Of this then, which every soul of man pursues and makes the end of all his actions, having a presentiment that there is such an end, and yet hesitating because neither knowing the nature nor having the same assurance of this as of other things, and therefore losing whatever good there is in other things of a principle such and so great as this ought the best men in our State, to whom everything is intrusted, to be in the darkness of ignorance?

Certainly not, he said.

I am sure, I said, that he who does not know how the beautiful and the just are likewise good will be but a sorry guardian of them; and I suspect that no one who is ignorant of the good will have a true knowledge of them.

That, he said, is a shrewd suspicion of yours.

And if we only have a guardian who has this knowledge, our State will be perfectly ordered?

Of course, he replied; but I wish that you would tell me whether you conceive this supreme principle of the good to be knowledge or pleasure, or different from either?

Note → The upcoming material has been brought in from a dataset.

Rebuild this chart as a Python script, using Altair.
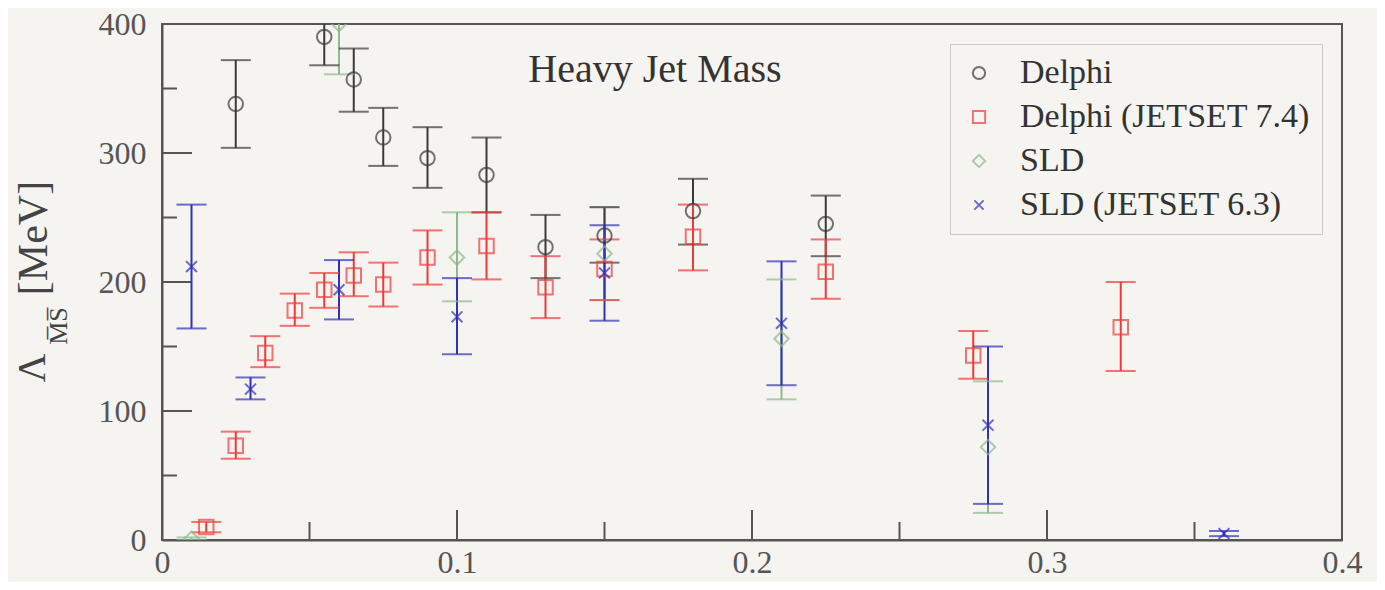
import altair as alt
import pandas as pd

# ---------------- data ----------------
series_names = ["Delphi", "Delphi (JETSET 7.4)", "SLD", "SLD (JETSET 6.3)"]
series_colors = ["#3a3a3a", "#f03a3a", "#8cba8c", "#3030b8"]
series_shapes = ["circle", "square", "diamond", "M-0.75,-0.75L0.75,0.75M0.75,-0.75L-0.75,0.75"]

delphi_x = [0.025, 0.055, 0.065, 0.075, 0.09, 0.11, 0.13, 0.15, 0.18, 0.225]
delphi_y = [338, 390, 357, 312, 296, 283, 227, 236, 255, 245]
delphi_lo = [304, 368, 332, 290, 273, 254, 203, 215, 229, 220]
delphi_hi = [372, 414, 381, 335, 320, 312, 252, 258, 280, 267]

dj74_x = [0.015, 0.025, 0.035, 0.045, 0.055, 0.065, 0.075, 0.09, 0.11, 0.13, 0.15, 0.18, 0.225, 0.275, 0.325]
dj74_y = [10, 73, 145, 178, 194, 205, 198, 219, 228, 196, 210, 235, 208, 143, 165]
dj74_lo = [6, 63, 134, 166, 180, 189, 181, 198, 202, 172, 186, 209, 187, 125, 131]
dj74_hi = [14, 84, 158, 191, 207, 223, 215, 240, 254, 220, 233, 260, 233, 162, 200]

sld_x = [0.01, 0.06, 0.10, 0.15, 0.21, 0.28]
sld_y = [1, 400, 219, 222, 156, 72]
sld_lo = [0, 361, 185, 186, 109, 21]
sld_hi = [2, 438, 254, 258, 202, 123]

sj63_x = [0.01, 0.03, 0.06, 0.10, 0.15, 0.21, 0.28, 0.36]
sj63_y = [212, 117, 194, 173, 207, 168, 89, 5]
sj63_lo = [164, 109, 171, 144, 170, 120, 28, 3]
sj63_hi = [260, 126, 217, 203, 244, 216, 150, 7]

x_tick_labels = [0, 0.1, 0.2, 0.3, 0.4]
y_tick_labels = [0, 100, 200, 300, 400]
x_major_inner = [0.1, 0.2, 0.3]
x_minor_inner = [0.05, 0.15, 0.25, 0.35]
y_major_inner = [100, 200, 300]
y_minor_inner = [50, 150, 250, 350]

# ---------------- build table ----------------
color_of = dict(zip(series_names, series_colors))
rows = []
for name, xs, ys, los, his in [
    ("SLD", sld_x, sld_y, sld_lo, sld_hi),
    ("Delphi", delphi_x, delphi_y, delphi_lo, delphi_hi),
    ("Delphi (JETSET 7.4)", dj74_x, dj74_y, dj74_lo, dj74_hi),
    ("SLD (JETSET 6.3)", sj63_x, sj63_y, sj63_lo, sj63_hi),
]:
    for x, y, lo, hi in zip(xs, ys, los, his):
        rows.append({"series": name, "col": color_of[name], "x": x, "y": y, "lo": lo, "hi": hi})
df = pd.DataFrame(rows)

W, H = 1180, 516
FONT = "Liberation Serif"
BG = "#f6f4f0"
AX = "#555555"

xscale = alt.Scale(domain=[0, 0.4], nice=False, zero=False)
yscale = alt.Scale(domain=[0, 400], nice=False)
cscale = alt.Scale(domain=series_names, range=series_colors)
sscale = alt.Scale(domain=series_names, range=series_shapes)

xenc = alt.X("x:Q", scale=xscale, axis=alt.Axis(
    values=x_tick_labels, title=None, ticks=False, grid=False,
    labelExpr="datum.value == 0 ? '0' : format(datum.value, '.1f')",
    labelFont=FONT, labelFontSize=32, labelColor=AX, labelPadding=7,
    labelFlush=False, domainColor=AX, domainWidth=2))
yenc = alt.Y("y:Q", scale=yscale, axis=alt.Axis(
    values=y_tick_labels, title=None, ticks=False, grid=False,
    labelFont=FONT, labelFontSize=32, labelColor=AX, labelPadding=16,
    labelFlush=False, domainColor=AX, domainWidth=2))

base = alt.Chart(df)
bar_color = alt.Color("col:N", scale=None)

bars = base.mark_rule(strokeWidth=2, clip=True).encode(
    x=alt.X("x:Q", scale=xscale), y=alt.Y("lo:Q", scale=yscale), y2="hi:Q",
    color=bar_color)
cap_lo = base.mark_tick(orient="horizontal", size=30, thickness=2, clip=True).encode(
    x=alt.X("x:Q", scale=xscale), y=alt.Y("lo:Q", scale=yscale), color=bar_color)
cap_hi = base.mark_tick(orient="horizontal", size=30, thickness=2, clip=True).encode(
    x=alt.X("x:Q", scale=xscale), y=alt.Y("hi:Q", scale=yscale), color=bar_color)

legend = alt.Legend(
    title=None, orient="top-right", offset=20, direction="vertical",
    fillColor=BG, strokeColor="#c8c8c8", padding=12,
    labelFont=FONT, labelFontSize=34, labelColor="#333333", labelOffset=24,
    labelLimit=600, symbolSize=150, symbolStrokeWidth=2, rowPadding=10)

points = base.mark_point(filled=False, size=210, strokeWidth=2, clip=True).encode(
    x=xenc, y=yenc,
    color=alt.Color("series:N", scale=cscale, legend=legend),
    shape=alt.Shape("series:N", scale=sscale, legend=legend))

# inward ticks
xt_major = alt.Chart(pd.DataFrame({"v": x_major_inner})).mark_rule(color=AX, strokeWidth=2).encode(
    x=alt.X("v:Q", scale=xscale), y=alt.value(H), y2=alt.value(H - 30))
xt_minor = alt.Chart(pd.DataFrame({"v": x_minor_inner})).mark_rule(color=AX, strokeWidth=2).encode(
    x=alt.X("v:Q", scale=xscale), y=alt.value(H), y2=alt.value(H - 18))
yt_major = alt.Chart(pd.DataFrame({"v": y_major_inner})).mark_rule(color=AX, strokeWidth=2).encode(
    y=alt.Y("v:Q", scale=yscale), x=alt.value(0), x2=alt.value(30))
yt_minor = alt.Chart(pd.DataFrame({"v": y_minor_inner})).mark_rule(color=AX, strokeWidth=2).encode(
    y=alt.Y("v:Q", scale=yscale), x=alt.value(0), x2=alt.value(15))

# texts
one = pd.DataFrame({"k": [0]})
title_txt = alt.Chart(one).mark_text(text="Heavy Jet Mass", font=FONT, fontSize=40, color="#333333",
                                     align="center", baseline="middle").encode(
    x=alt.value(493), y=alt.value(46))
lam_txt = alt.Chart(one).mark_text(text="Λ", font=FONT, fontSize=40, color="#444444", angle=270,
                                   align="center", baseline="middle").encode(
    x=alt.value(-129), y=alt.value(344))
ms_txt = alt.Chart(one).mark_text(text="M\u0305S\u0305", font=FONT, fontSize=26, color="#444444", angle=270,
                                  align="center", baseline="middle").encode(
    x=alt.value(-103), y=alt.value(302))
mev_txt = alt.Chart(one).mark_text(text="[MeV]", font=FONT, fontSize=42, color="#444444", angle=270,
                                   align="center", baseline="middle").encode(
    x=alt.value(-128), y=alt.value(214))

chart = alt.layer(
    xt_major, xt_minor, yt_major, yt_minor,
    bars, cap_lo, cap_hi, points,
    title_txt, lam_txt, ms_txt, mev_txt,
).properties(
    width=W, height=H,
    autosize=alt.AutoSizeParams(type="none"),
    padding={"left": 154, "top": 16, "right": 35, "bottom": 42},
    background=BG,
).configure_view(stroke=AX, strokeWidth=2, fill=BG)

chart.save("out.html", embed_options={"renderer": "svg", "actions": False})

Aye, I said, I knew all along that a fastidious gentleman[1] like you would not be contented with the thoughts of other people about these matters.

True, Socrates; but I must say that one who like you has passed a lifetime in the study of philosophy should not be always repeating the opinions of others, and never telling his own.

Well, but has anyone a right to say positively what he does not know?

  1. Reading ἀνὴρ καλός: or, ἀνὴρ καλῶς, “I quite well knew from the very first, that you” etc.